Jackie Byers, the Black Organizing Project's executive director, said, "We have been confronting the school district for almost a decade about its record of disproportionately suspending, expelling, involuntarily transferring and arresting black students into the criminal justice system."

She said black students comprise 26 percent of students in the district but comprise 73 percent of all students who are arrested.

Byers said, "We will not accept any further delays or suppression of debate by the school board in taking up this matter. With painful cuts to their schools and essential services on the chopping block, the students and families of Oakland have the right to see the Board take up this question now, not this summer, not next year."

Desiree Mims, a Black Organizing Project member who is the mother of students who attend Oakland public schools, said the school police department should be eliminated because "the same police who hurt and murder us on our streets are harassing us on school campuses."

Oakland Education Association President Keith Brown said, "We call for the elimination of the school district's police department and the criminalization of our youth."

Brown said, "Budget cuts harm our students" and said the school district should focus on fully funding services for students.

Brown said of the 18 school districts in Alameda County, Oakland's is the only one paying for its own internal school police department.School board members Roseann Torres and Shanthi Gonzales said they both support eliminating the police department and avoiding laying off staff members such as vice principals and counselors.

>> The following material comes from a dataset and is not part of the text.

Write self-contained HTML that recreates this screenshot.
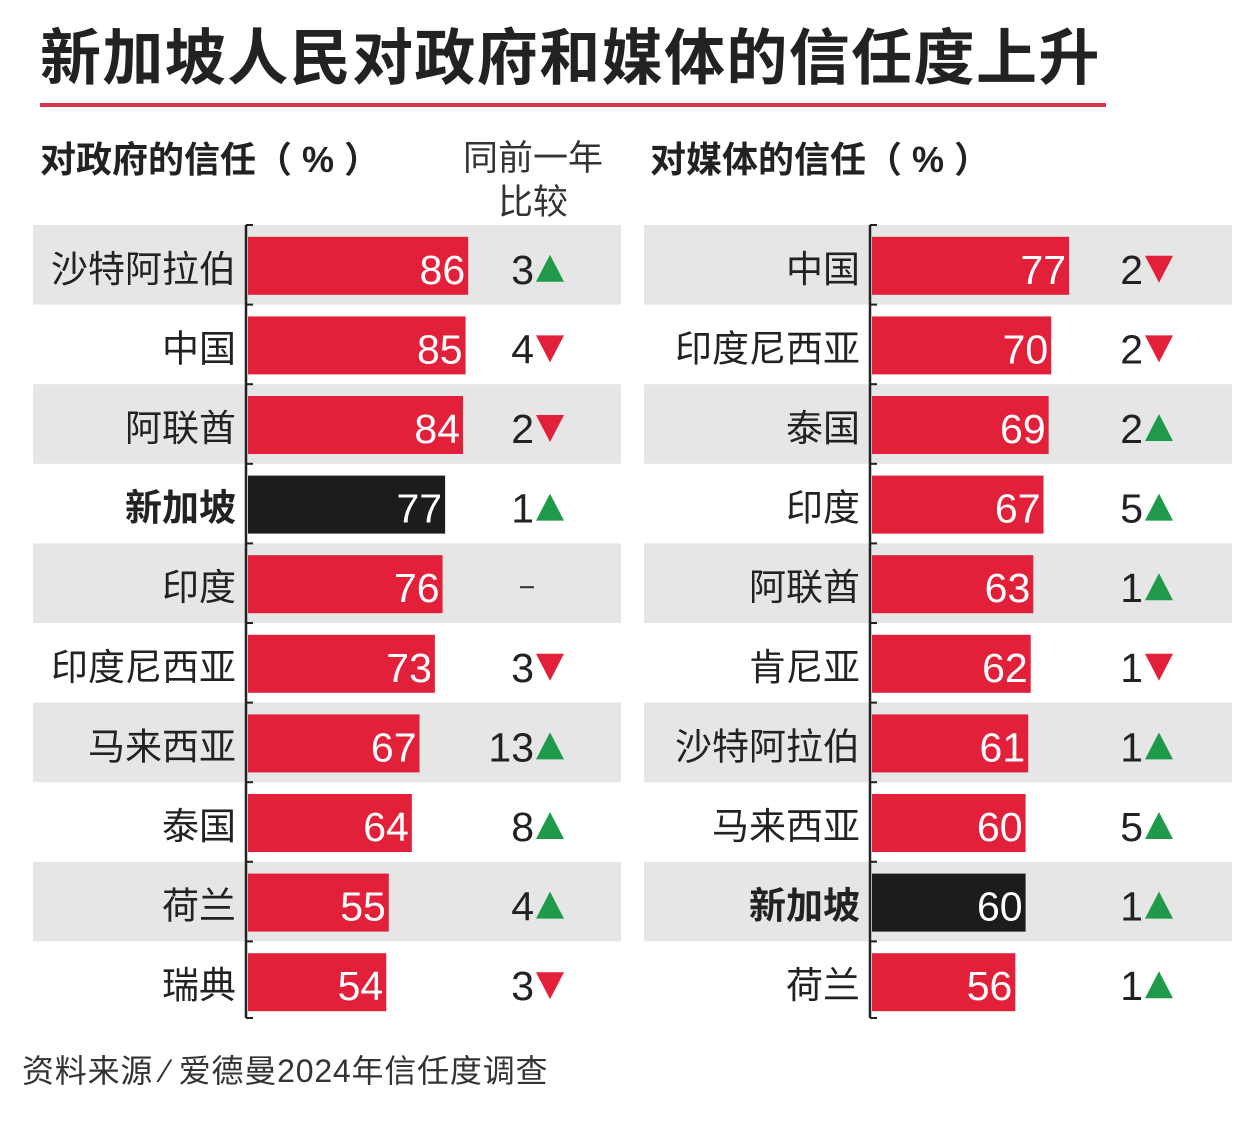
<!DOCTYPE html>
<html><head><meta charset="utf-8">
<style>
body{margin:0;background:#fff;width:1251px;height:1138px;overflow:hidden;font-family:"Liberation Sans","Noto Sans CJK SC",sans-serif;}
svg text{font-family:"Liberation Sans","Noto Sans CJK SC",sans-serif;}
</style></head><body>
<svg id="c" width="1251" height="1138">
<text x="40" y="79" font-size="61" letter-spacing="1.4" font-weight="bold" fill="#222">新加坡人民对政府和媒体的信任度上升</text>
<rect x="40" y="103" width="1066" height="4" fill="#d9344a"/>
<text x="40" y="172" font-size="36" font-weight="bold" fill="#222">对政府的信任（ % ）</text>
<text x="533" y="170" font-size="35" fill="#333" text-anchor="middle">同前一年</text>
<text x="533" y="214" font-size="35" fill="#333" text-anchor="middle">比较</text>
<text x="650" y="172" font-size="36" font-weight="bold" fill="#222">对媒体的信任（ % ）</text>
<text x="22" y="1082" font-size="32" letter-spacing="0.8" fill="#333">资料来源 ⁄ 爱德曼2024年信任度调查</text>
</svg>
<script>
const govCats=["沙特阿拉伯","中国","阿联酋","新加坡","印度","印度尼西亚","马来西亚","泰国","荷兰","瑞典"];
const govVals=[86,85,84,77,76,73,67,64,55,54];
const govChg=[3,4,2,1,null,3,13,8,4,3];
const govDir=["up","down","down","up","none","down","up","up","up","down"];
const medCats=["中国","印度尼西亚","泰国","印度","阿联酋","肯尼亚","沙特阿拉伯","马来西亚","新加坡","荷兰"];
const medVals=[77,70,69,67,63,62,61,60,60,56];
const medChg=[2,2,2,5,1,1,1,5,1,1];
const medDir=["down","down","up","up","up","down","up","up","up","up"];
const hl="新加坡";
const svg=document.getElementById('c');
const NS="http://www.w3.org/2000/svg";
function mk(t,a){const e=document.createElementNS(NS,t);for(const k in a)e.setAttribute(k,a[k]);svg.appendChild(e);return e;}
const top0=225,rowH=79.6,scale=2.56;
function panel(cats,vals,chg,dir,p){
  const y=i=>top0+i*rowH;
  const x=v=>p.ax+2+v*scale;
  cats.forEach((c,i)=>{
    if(i%2===0){const r=mk('rect',{x:p.bx,y:y(i),width:588,height:rowH,fill:'#e6e6e6'});
      }
  });
  const ax=mk('line',{x1:p.ax,x2:p.ax,y1:top0,y2:top0+10*rowH-3,stroke:'#222','stroke-width':2.5});
  
  for(let i=0;i<=10;i++){const t=mk('line',{x1:p.ax,x2:p.ax+7,y1:y(i)+(i==10?-3:0),y2:y(i)+(i==10?-3:0),stroke:'#222','stroke-width':2});
    }
  cats.forEach((c,i)=>{
    const cy=y(i)+rowH/2, v=vals[i], isH=c===hl;
    const l=mk('text',{x:p.ax-10,y:cy+17,'font-size':37,'text-anchor':'end',fill:'#222','font-weight':isH?'bold':'normal'});
    l.textContent=c;
    const b=mk('rect',{x:p.ax+2,y:cy-28,width:x(v)-p.ax-2,height:58,fill:isH?'#1e1b1c':'#e3203a'});
    
    const vt=mk('text',{x:x(v)-3,y:cy+19,'font-size':41,'text-anchor':'end',fill:'#fff'});
    vt.textContent=v;
    if(dir[i]==='none'){
      const d=mk('line',{x1:p.cx-14,x2:p.cx,y1:cy+4,y2:cy+4,stroke:'#333','stroke-width':2});
      
    } else {
      const n=mk('text',{x:p.cx,y:cy+19,'font-size':41,'text-anchor':'end',fill:'#222'});
      n.textContent=chg[i];
      const tx=p.cx+16, ty=cy+4;
      const pts=dir[i]==='up'?`${tx-14},${ty+13} ${tx+14},${ty+13} ${tx},${ty-14}`:`${tx-14},${ty-13} ${tx+14},${ty-13} ${tx},${ty+14}`;
      const tr=mk('polygon',{points:pts,fill:dir[i]==='up'?'#1e9a4a':'#e3203a'});
      
    }
  });
}
panel(govCats,govVals,govChg,govDir,{bx:33,ax:246,cx:534});
panel(medCats,medVals,medChg,medDir,{bx:644,ax:870,cx:1143});
</script>
</body></html>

Gonzales said the proposed budget cuts "are very painful." Staff members for Oakland City Council members Rebecca Kaplan, Nikki Fortunato Bas and Sheng Thao said at the news conference that they also support eliminating the school district's police department.

In a statement that was read aloud at the news conference, Kaplan said funds currently spent on the police department "should be reinvested into restorative justice, mental health and school counselors."

Staff members for Bas and Thao also said they support a measure on the November ballot that would allow youths 16 and 17 years old to vote in school board elections.

Oakland schools spokesman John Sasaki said the school board will discuss budget prioritizations and reductions at its meeting Wednesday evening but won't vote on the budget until a later date.